Da Redação
MANAUS – Trabalhadores da Saúde com menor renda foram os mais acometidos pela Covid-19 na categoria, mostra estudo da Fiocruz (Fundação Oswaldo Cruz). A pesquisa “Desigualdades sociais impactam negativamente a soroprevalência de Sars-CoV-2 em diferentes subgrupos de trabalhadores da saúde no Rio de Janeiro” investigou os fatores que afetaram o contágio entre trabalhadores do IFF/Fiocruz (Instituto Nacional de Saúde da Mulher, da Criança e do Adolescente Fernandes Figueira) no Rio de Janeiro.
A pesquisa contou com a participação de 1.154 trabalhadores da saúde, realizada entre junho e julho de 2020, nos primeiros meses da pandemia no Brasil.
“Para a análise dos dados, foram avaliadas a associação entre os resultados dos testes sorológicos para detecção de anticorpos IgG para Sars-CoV-2 e as características socioeconômicas, ocupacionais e meios de transporte utilizados pelos trabalhadores no deslocamento casa-trabalho, além de métodos para a correlação entre as variáveis analisadas”, conta Roberta Fernandes Correia, primeira autora do artigo e aluna de doutorado e fisioterapeuta do IFF/Fiocruz.
Resultados
Os resultados mostraram uma alta prevalência no sangue do vírus de 30% nos trabalhadores da saúde, muito maior do que as taxas de contaminação na população em geral, de 3% a 5% no mesmo período. Entretanto, ao analisar a contaminação entre os trabalhadores do Instituto, observou-se determinados grupos em maior risco e vulnerabilidade.
Quanto à raça, 37,1% dos não brancos tiveram resultado positivo em comparação com 23,1% dos brancos. O nível de escolaridade esteve inversamente associado à soropositividade para Sars-CoV-2, assim como a renda.
Quanto aos cargos, surpreendentemente, enquanto 40,4% dos trabalhadores de apoio (cargos administrativos, recepcionistas, guardas, agentes de limpeza, entre outros) apresentaram resultados positivos, apenas 25,0% dos profissionais de saúde na assistência (médicos, enfermeiros, técnicos de enfermagem, fisioterapeutas, entre outros) revelaram soropositividade. Dos trabalhadores de apoio, os agentes de limpeza tiveram a maior taxa de contaminação (47,5%) entre o grupo.
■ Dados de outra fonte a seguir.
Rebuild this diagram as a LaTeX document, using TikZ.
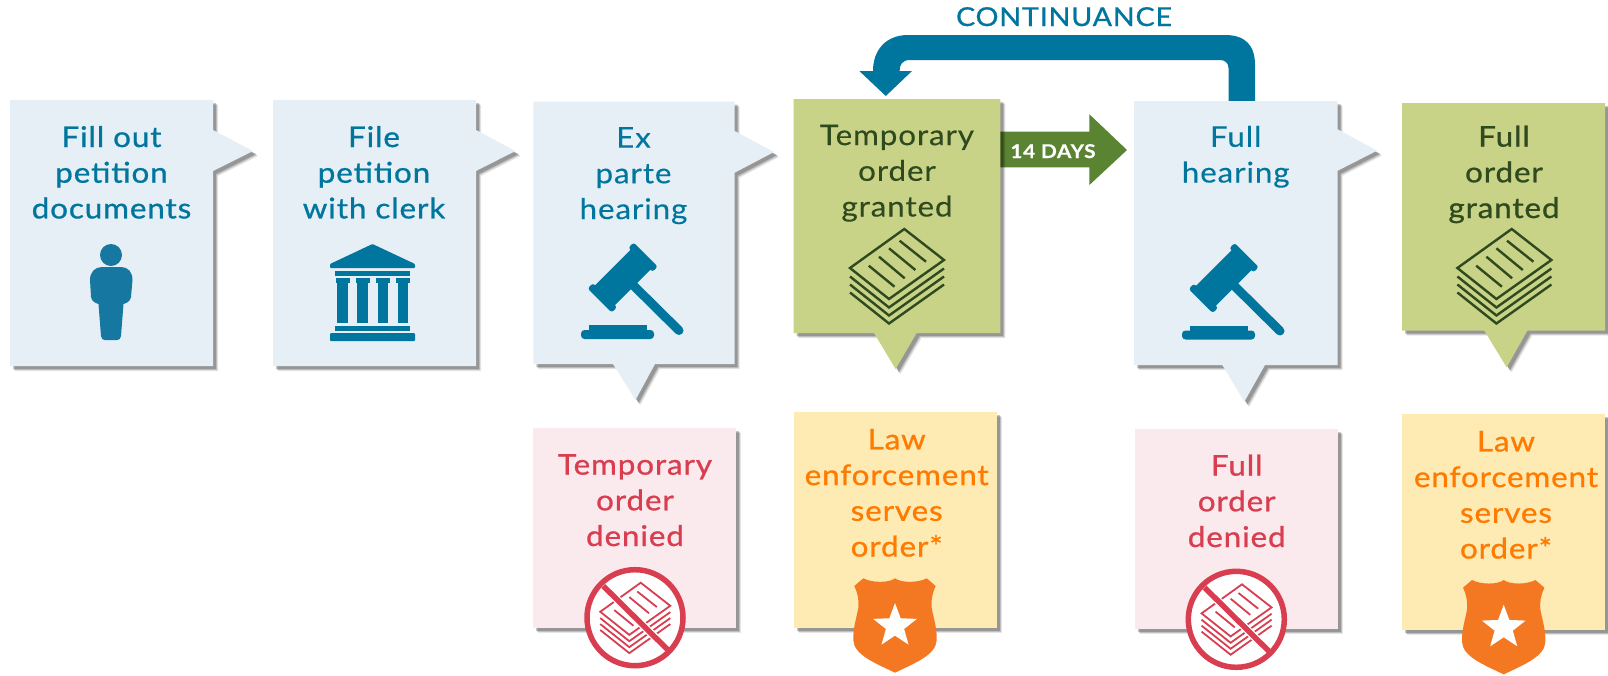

Fatores como renda, escolaridade e modalidade de trabalho apareceram como fatores negativos, ou seja, quanto maior a renda e a escolaridade do profissional, e sendo profissional da saúde, menor risco ele tinha de ser contaminado. Na forma de deslocamento da residência para o trabalho, os trabalhadores que usaram transporte coletivo (trem, metrô e ônibus) apresentaram resultados de teste positivos significativamente maiores do que aqueles que utilizaram deslocamento de menor densidade (caminhada, carro, motocicleta e táxi).
Para Roberta Correia, a desigualdade é o “vírus” mais letal do mundo. “Os achados deste trabalho não divergem da desigual contaminação da população brasileira e países afins, em especial os da América Latina. Apesar do IFF/Fiocruz ser uma instituição pública de vanguarda na atenção à saúde da população, também sofre inevitavelmente os reflexos da economia de seu país, o que afeta na contaminação pelo Sars-CoV-2 entre seus trabalhadores”, disse.
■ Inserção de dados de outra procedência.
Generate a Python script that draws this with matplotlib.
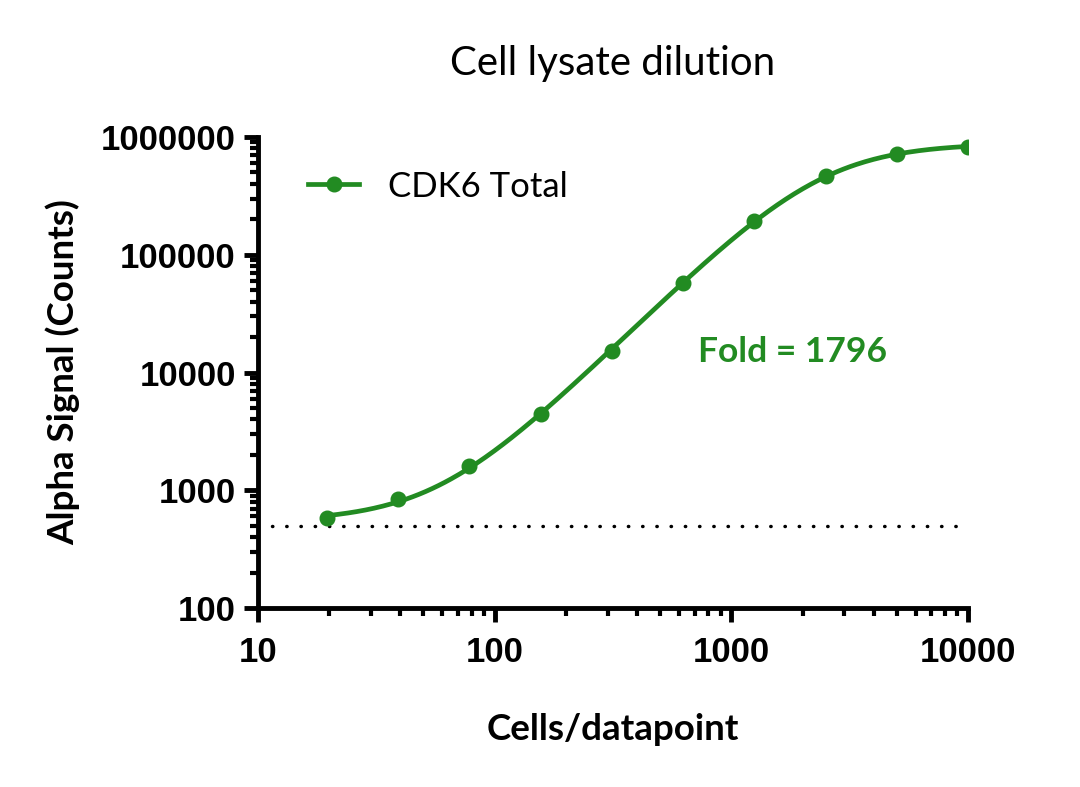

O coordenador de pesquisa do IFF/Fiocruz e coautor do artigo, Saint Clair Gomes Junior, explica que o trabalho ajuda a entender os fatores que favorecem ao aumento do risco de infecção pelo novo coronavírus.
“Os resultados confirmam a percepção empírica de que os trabalhadores em situação social de maior vulnerabilidade (profissionais de apoio, negros, com menor escolaridade e renda e usuários de transporte de massa) têm uma chance aumentada de exposição e infecção. Apesar dos resultados serem direcionados a trabalhadores da saúde, muito provavelmente esse mesmo padrão de vulnerabilidade ocorre na população geral”.
O artigo foi publicado recentemente na renomada revista científica The Lancet Regional Health – Americas e é fruto do projeto “Imunidade, Inflamação e Coagulação na Covid-19: estudo em coorte de trabalhadores da Fiocruz”.